Мать придвинулась к священнику поближе.
– Я, собственно, не за себя прошу, преподобный отец, – сказала она. – А за других. За мистера и миссис Белдербосс, вообще-то. Они верят, что это место и это время года, в общем, очень подходят для того, чтобы открыться Богу. Это возможность для очищения души, вы понимаете?
Отец Бернард слегка коснулся рукой плеча Матери:
– Миссис Смит, будьте уверены, что я выслушаю все, что вы пожелаете рассказать мне.
– Благодарю вас, преподобный отец. – Мать почтительно наклонила голову. – А теперь об Эндрю.
– Да?
– Очень важно, чтобы он постился вместе со всеми в эти выходные. Я уверена, вы согласитесь с тем, что он должен быть правильно подготовлен.
– Да, конечно.
– Тогда мне понадобится ваша помощь, преподобный отец.
– Само собой разумеется, миссис Смит.
– Так что, когда мы будем в самой обители…
Они переместились в кухню, но я знал, что Мать скажет отцу Бернарду. Что она от него хочет. Как они заставят Хэнни выпить воды. Как сила Иисуса очистит его тело и изгонит немощь, из-за которой он молчит с момента появления на свет.
Когда они закрыли дверь, я вернулся в спальню. Хэнни стоял около окна. Он извлек винтовку из-под одеяла. Брат помахал мне, потом потеребил кончик курка, вывернул мушку и, прежде чем я успел сказать, чтобы он положил винтовку, вскинул ее, направил на меня и нажал курок.
Глава 6
Секунду я думал, что мертв. Я мертв, и это хорошо. Я чувствовал странное освобождение, что все кончилось, да еще быстро и безболезненно, на что я всегда надеялся.
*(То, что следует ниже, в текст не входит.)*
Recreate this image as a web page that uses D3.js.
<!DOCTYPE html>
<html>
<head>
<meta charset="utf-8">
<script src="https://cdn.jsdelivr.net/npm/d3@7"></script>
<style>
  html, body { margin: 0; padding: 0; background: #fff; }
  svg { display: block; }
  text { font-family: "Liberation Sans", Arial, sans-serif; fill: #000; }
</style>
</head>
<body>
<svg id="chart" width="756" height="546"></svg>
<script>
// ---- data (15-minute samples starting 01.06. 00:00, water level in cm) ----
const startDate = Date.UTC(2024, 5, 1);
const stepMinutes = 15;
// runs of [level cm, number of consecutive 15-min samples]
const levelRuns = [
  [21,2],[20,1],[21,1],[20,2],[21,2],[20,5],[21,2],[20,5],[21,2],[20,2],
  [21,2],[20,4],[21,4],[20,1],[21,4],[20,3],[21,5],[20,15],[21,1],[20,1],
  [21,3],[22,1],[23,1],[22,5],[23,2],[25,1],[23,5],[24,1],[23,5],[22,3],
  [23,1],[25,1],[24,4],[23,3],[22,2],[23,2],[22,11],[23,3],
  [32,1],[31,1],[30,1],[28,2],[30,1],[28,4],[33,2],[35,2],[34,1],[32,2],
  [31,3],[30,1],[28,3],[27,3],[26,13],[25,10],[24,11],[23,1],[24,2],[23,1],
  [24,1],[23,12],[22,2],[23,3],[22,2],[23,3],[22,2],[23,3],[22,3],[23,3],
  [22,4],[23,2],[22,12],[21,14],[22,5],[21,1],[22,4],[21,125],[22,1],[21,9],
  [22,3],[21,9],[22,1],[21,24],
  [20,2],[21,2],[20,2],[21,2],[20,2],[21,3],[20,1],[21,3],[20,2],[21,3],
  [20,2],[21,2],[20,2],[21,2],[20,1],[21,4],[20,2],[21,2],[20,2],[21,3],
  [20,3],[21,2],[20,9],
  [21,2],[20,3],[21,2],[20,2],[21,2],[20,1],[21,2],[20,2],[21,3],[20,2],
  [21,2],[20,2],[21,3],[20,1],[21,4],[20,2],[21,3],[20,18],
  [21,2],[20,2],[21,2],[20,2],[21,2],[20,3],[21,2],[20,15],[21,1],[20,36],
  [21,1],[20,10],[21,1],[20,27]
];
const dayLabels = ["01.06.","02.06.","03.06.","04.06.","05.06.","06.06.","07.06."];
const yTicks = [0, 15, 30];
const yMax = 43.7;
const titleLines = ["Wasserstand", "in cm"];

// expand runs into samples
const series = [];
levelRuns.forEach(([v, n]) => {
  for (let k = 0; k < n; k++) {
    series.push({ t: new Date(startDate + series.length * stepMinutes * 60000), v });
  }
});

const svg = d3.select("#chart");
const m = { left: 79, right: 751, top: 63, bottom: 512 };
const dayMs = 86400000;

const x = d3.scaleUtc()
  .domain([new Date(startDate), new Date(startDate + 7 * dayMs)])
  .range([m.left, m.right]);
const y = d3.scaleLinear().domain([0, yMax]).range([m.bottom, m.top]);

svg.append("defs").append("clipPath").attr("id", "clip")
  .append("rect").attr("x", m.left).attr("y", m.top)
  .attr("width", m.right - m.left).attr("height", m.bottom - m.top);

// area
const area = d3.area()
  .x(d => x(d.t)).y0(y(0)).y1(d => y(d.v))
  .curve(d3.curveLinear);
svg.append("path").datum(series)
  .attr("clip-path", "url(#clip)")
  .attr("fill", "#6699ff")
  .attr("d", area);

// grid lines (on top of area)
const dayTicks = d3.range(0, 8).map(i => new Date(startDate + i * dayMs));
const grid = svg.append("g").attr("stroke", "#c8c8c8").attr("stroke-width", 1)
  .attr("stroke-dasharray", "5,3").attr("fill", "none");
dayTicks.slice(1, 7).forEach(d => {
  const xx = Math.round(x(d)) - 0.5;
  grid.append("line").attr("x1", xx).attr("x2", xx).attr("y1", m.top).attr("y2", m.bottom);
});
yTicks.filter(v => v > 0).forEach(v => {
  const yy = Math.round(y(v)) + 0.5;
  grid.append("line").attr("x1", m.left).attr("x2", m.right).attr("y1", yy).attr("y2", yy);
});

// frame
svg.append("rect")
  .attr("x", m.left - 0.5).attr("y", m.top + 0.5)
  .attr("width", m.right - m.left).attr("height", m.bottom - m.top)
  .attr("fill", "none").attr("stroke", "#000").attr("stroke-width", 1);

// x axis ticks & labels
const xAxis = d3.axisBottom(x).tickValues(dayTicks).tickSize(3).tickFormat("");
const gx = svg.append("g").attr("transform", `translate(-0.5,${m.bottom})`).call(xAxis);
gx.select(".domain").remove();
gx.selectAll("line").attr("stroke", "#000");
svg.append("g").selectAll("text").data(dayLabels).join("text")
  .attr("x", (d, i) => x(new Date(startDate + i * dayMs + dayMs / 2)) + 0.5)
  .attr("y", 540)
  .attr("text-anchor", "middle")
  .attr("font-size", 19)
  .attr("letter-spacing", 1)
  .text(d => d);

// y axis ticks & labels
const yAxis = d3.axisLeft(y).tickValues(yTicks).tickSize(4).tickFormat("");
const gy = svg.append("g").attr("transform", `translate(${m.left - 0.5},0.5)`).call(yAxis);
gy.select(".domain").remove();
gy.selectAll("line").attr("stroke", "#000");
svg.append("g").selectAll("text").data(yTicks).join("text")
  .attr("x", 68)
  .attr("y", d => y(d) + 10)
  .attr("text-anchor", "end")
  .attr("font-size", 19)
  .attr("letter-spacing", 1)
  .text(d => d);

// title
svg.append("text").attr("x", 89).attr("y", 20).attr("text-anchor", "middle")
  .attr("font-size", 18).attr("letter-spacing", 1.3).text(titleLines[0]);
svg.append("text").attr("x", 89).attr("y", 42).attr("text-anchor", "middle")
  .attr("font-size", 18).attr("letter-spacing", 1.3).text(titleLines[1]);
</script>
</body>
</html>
Однако Хэнни по-прежнему был на месте, я по-прежнему находился в комнате, мы по-прежнему были в «Якоре». Я понял, что задерживаю дыхание, выдохнул воздух и подошел к брату:
– Отдай!
Хэнни отказался отдать винтовку и отвернулся от меня, вцепившись в винтовку и прижимая ее к груди. В Пайнлендс у него всегда что-нибудь отбирали, и братец научился защищать свою территорию. Вызывает уважение, что тут скажешь, но я не мог позволить Хэнни думать, будто он может маршировать с винтовкой наперевес по «Якорю». Мать хватит удар, а я буду виноват, и каюк всему.
– Я сказал, отдай.
Я протянул руки, и, почувствовав, что я говорю серьезно, Хэнни отдал винтовку. Я обмотал ремень вокруг приклада, засунул винтовку под половицы и сверху снова положил коврик.
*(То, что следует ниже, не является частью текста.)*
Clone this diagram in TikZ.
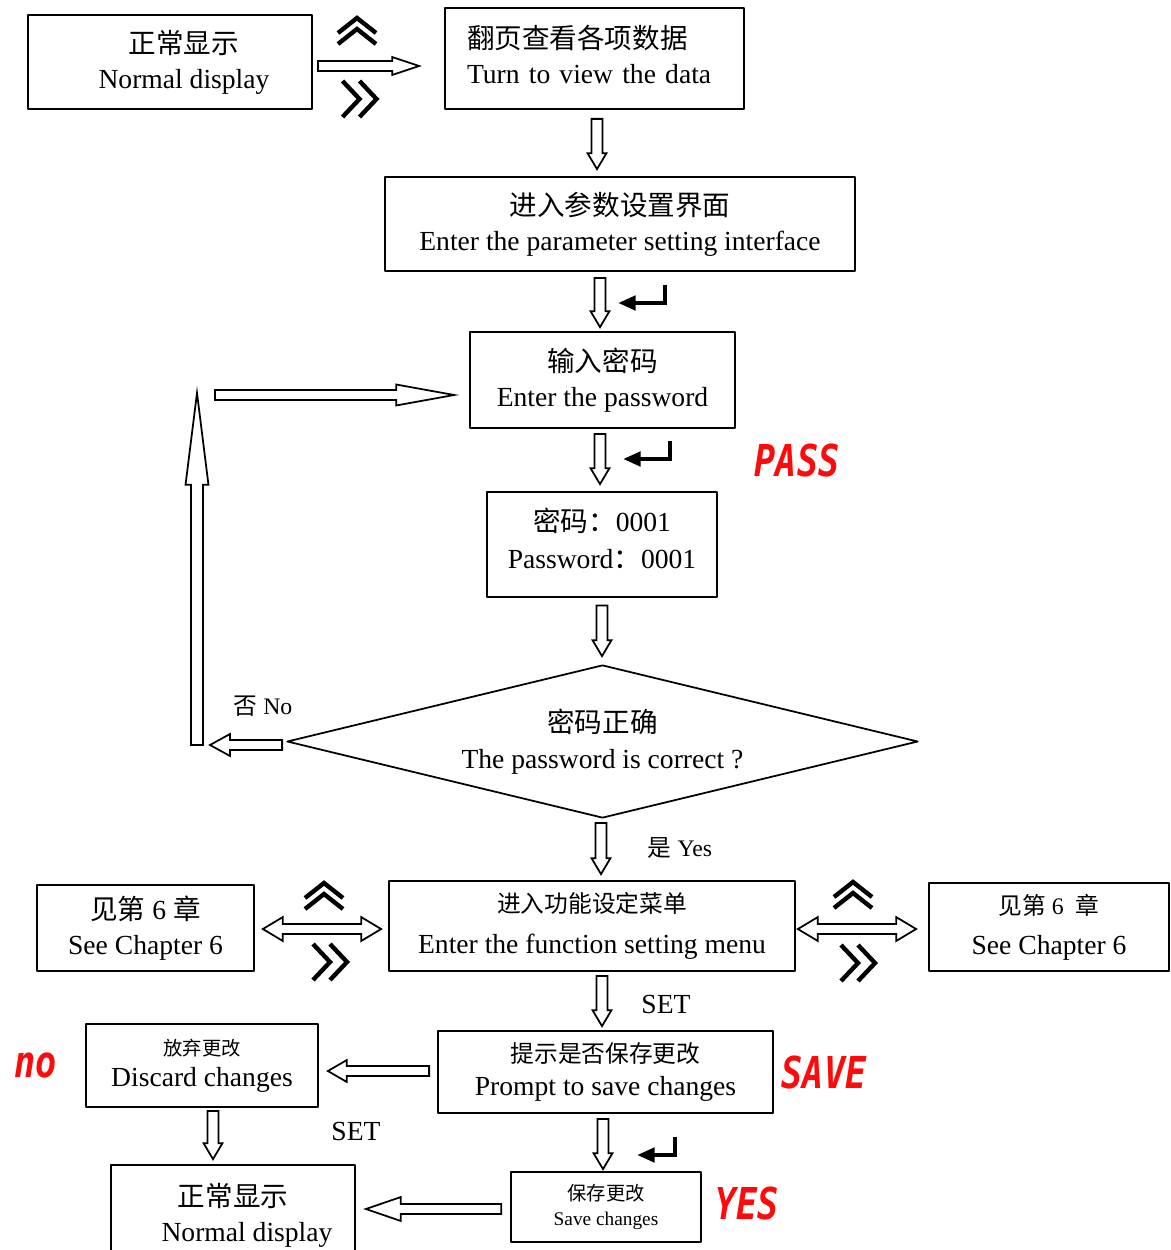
\documentclass[tikz,border=0pt]{standalone}
\usepackage{fontspec}
\setmainfont{Liberation Serif}
\newfontfamily\cjk{Noto Sans CJK SC}
\newfontfamily\ledfont{DejaVu Sans Mono Bold Oblique}[FakeStretch=0.8]
\usetikzlibrary{calc,shapes.geometric,arrows.meta}
\definecolor{ledred}{RGB}{255,10,10}
\def\cjks{\cjk\fontsize{13.5}{17}\selectfont}
\def\cjkt{\cjk\fontsize{11}{14}\selectfont}
\begin{document}
\begin{tikzpicture}[x=0.02cm, y=-0.02cm, line join=round, line cap=round, font=\fontsize{15.7}{19.8}\selectfont]
	\tikzset{every node/.style={inner sep=0pt},
		box/.style n args={2}{draw, line width=1pt, minimum width=#1*0.02cm, minimum height=#2*0.02cm, align=center},
		harot/.style={shift={(\p1)}, rotate=\n1},
		ha/.style n args={3}{draw, fill=white, line width=1pt, line join=miter, to path={
				let \p1=(\tikztostart), \p2=(\tikztotarget), \n1={atan2(\y2-\y1,\x2-\x1)}, \n2={veclen(\x2-\x1,\y2-\y1)} in
				([harot]0pt,{-#1*0.567pt}) -- ([harot]{\n2-#3*0.567pt},{-#1*0.567pt}) -- ([harot]{\n2-#3*0.567pt},{-#2*0.567pt})
				-- ([harot]\n2,0pt) -- ([harot]{\n2-#3*0.567pt},{#2*0.567pt}) -- ([harot]{\n2-#3*0.567pt},{#1*0.567pt}) -- ([harot]0pt,{#1*0.567pt}) -- cycle}},
		hb/.style n args={3}{draw, fill=white, line width=1pt, line join=miter, to path={
				let \p1=(\tikztostart), \p2=(\tikztotarget), \n1={atan2(\y2-\y1,\x2-\x1)}, \n2={veclen(\x2-\x1,\y2-\y1)} in
				([harot]{#3*0.567pt},{-#1*0.567pt}) -- ([harot]{\n2-#3*0.567pt},{-#1*0.567pt}) -- ([harot]{\n2-#3*0.567pt},{-#2*0.567pt})
				-- ([harot]\n2,0pt) -- ([harot]{\n2-#3*0.567pt},{#2*0.567pt}) -- ([harot]{\n2-#3*0.567pt},{#1*0.567pt}) -- ([harot]{#3*0.567pt},{#1*0.567pt})
				-- ([harot]{#3*0.567pt},{#2*0.567pt}) -- ([harot]0pt,0pt) -- ([harot]{#3*0.567pt},{-#2*0.567pt}) -- cycle}},
		led/.style={text=ledred, font=\ledfont\fontsize{25}{25}\selectfont},
		pics/retkey/.style={code={\draw[line width=2.8pt, line cap=butt, line join=miter, -{Triangle[length=10pt,width=8pt]}] (0,0) -- (0,18) -- (-#1,18);}},
		pics/chevup/.style={code={\draw[line width=2.5pt, line cap=butt, line join=miter] (-19,3) -- (0,-12) -- (19,3) (-19,14) -- (0,-1) -- (19,14);}},
		pics/chevright/.style={code={\draw[line width=2.5pt, line cap=butt, line join=miter] (-17,-18) -- (0,0) -- (-17,18) (0,-18) -- (17,0) -- (0,18);}}}
	\useasboundingbox (0,0) rectangle (1170,1250);
	%Vẽ các khung
	\node[box={284}{94}] (b1) at (170,62) {\hspace*{0.56cm}{\cjk 正常显示}\\\hspace*{0.56cm}Normal display};
	\node[box={299}{101}, align=left, text width=255*0.02cm, text depth=25pt] (b2) at (594.5,58.5) {{\cjk 翻页查看各项数据}\\Turn to view the data};
	\node[box={470}{94}] (b3) at (620,224) {{\cjk 进入参数设置界面}\\Enter the parameter setting interface};
	\node[box={265}{96}] (b4) at (602.5,380) {{\cjk 输入密码}\\Enter the password};
	\node[box={230}{105}, text depth=6.8pt] (b5) at (602,544.5) {{\cjk 密码：}0001\\[1pt]Password{\cjk ：}0001};
	\node[draw, line width=1pt, diamond, aspect=4.12, minimum width=631*0.02cm, minimum height=153*0.02cm, align=center] (dm) at (602.5,741.5) {{\cjk 密码正确}\\[1pt]The password is correct ?};
	\node[box={406}{90}] (b6) at (592,926) {{\cjks 进入功能设定菜单}\\[3.5pt]Enter the function setting menu};
	\node[box={217}{86}] (bl) at (145.5,928) {{\cjk 见第} 6 {\cjk 章}\\See Chapter 6};
	\node[box={240}{88}] (br) at (1049,927) {{\cjks 见第}{\fontsize{13.5}{17}\selectfont{} 6~~}{\cjks 章}\\[3pt]See Chapter 6};
	\node[box={335}{82}] (b7) at (605.5,1072) {{\cjks 提示是否保存更改}\\[-1pt]Prompt to save changes};
	\node[box={232}{83}] (b8) at (202,1065.5) {{\cjkt 放弃更改}\\[-2pt]Discard changes};
	\node[box={244}{100}] (b9) at (233,1215) {{\cjk 正常显示}\\\hspace*{0.56cm}Normal display};
	\node[box={190}{70}, font=\fontsize{11}{14.7}\selectfont] (b10) at (606,1207) {{\cjk 保存更改}\\Save changes};
	\coordinate (lb) at (197,745);
	\coordinate (lt) at (197,393);
	%Vẽ mũi tên
	\draw[ha={5}{9}{27}] ($(b1.east)+(5,4)$) to ($(b2.west)+(-25,7.5)$);
	\draw[ha={5.5}{9.5}{16}] ($(b2.south)+(2.5,9)$) to ($(b3.north)+(-23,-7)$);
	\draw[ha={5.5}{9.5}{16}] ($(b3.south)+(-20,6)$) to ($(b4.north)+(-2.5,-4)$);
	\draw[ha={5.5}{9.5}{16}] ($(b4.south)+(-2.5,5)$) to ($(b5.north)+(-2,-7)$);
	\draw[ha={5.5}{9.5}{16}] ($(b5.south)+(0,7.5)$) to ($(dm.north)+(-0.5,-8)$);
	\draw[ha={5}{11}{20}] ($(dm.west)+(-4,3.5)$) to ($(lb)+(13,0)$);
	\draw[ha={6}{11.5}{92}] (lb) to (lt);
	\draw[ha={5}{10.5}{58}] ($(lt)+(18,2)$) to ($(b4.west)+(-15,15)$);
	\draw[ha={5.5}{9.5}{16}] ($(dm.south)+(-1.5,4)$) to ($(b6.north)+(9,-6)$);
	\draw[hb={5}{12}{20}] ($(bl.east)+(8,1)$) to ($(b6.west)+(-7,3)$);
	\draw[hb={5}{12}{20}] ($(b6.east)+(2,3)$) to ($(br.west)+(-12,2)$);
	\draw[ha={5.5}{9.5}{16}] ($(b6.south)+(10,4)$) to ($(b7.north)+(-3.5,-4)$);
	\draw[ha={5}{11}{19}] ($(b7.west)+(-8,-1)$) to ($(b8.east)+(9,5.5)$);
	\draw[ha={5.5}{9.5}{16}] ($(b8.south)+(11,3)$) to ($(b9.north)+(-20,-5)$);
	\draw[ha={5.5}{9.5}{16}] ($(b7.south)+(-2.5,5)$) to ($(b10.north)+(-3,-2)$);
	\draw[ha={5}{12}{35}] ($(b10.west)+(-9,2)$) to ($(b9.east)+(10,-6)$);
	%Vẽ phím
	\pic at (357,30) {chevup};
	\pic at (359.5,99) {chevright};
	\pic at (324,895) {chevup};
	\pic at (330,962) {chevright};
	\pic at (853,894) {chevup};
	\pic at (858,963) {chevright};
	\pic at (665,285) {retkey=47};
	\pic at (670,441) {retkey=47};
	\pic at (675,1137) {retkey=38};
	%Nhãn
	\node[font=\fontsize{13.5}{16}\selectfont] (lno) at (263,706) {{\cjk 否} No};
	\node[font=\fontsize{13.5}{16}\selectfont] (lyes) at (680,848) {{\cjk 是} Yes};
	\node (set1) at (666,1004) {SET};
	\node (set2) at (356,1131) {SET};
	\node[led] (pass) at (797,461) {PASS};
	\node[led] (save) at (824,1072) {SAVE};
	\node[led] (no) at (36,1065) {no};
	\node[led] (yes) at (747,1203) {YES};
\end{tikzpicture}
\end{document}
Хэнни сел на кровать, по-детски скрестив ноги, взялся руками за щиколотки и, поерзав, засунул ступни под зад. Он схватил книжку, которую Отец Бернард убрал со столика, и открыл ее – хотел, чтобы я почитал ему.
– Тебе пора спать, Хэнни, – сказал я. – Ты слышал, что сказала Мать. Она будет ругаться.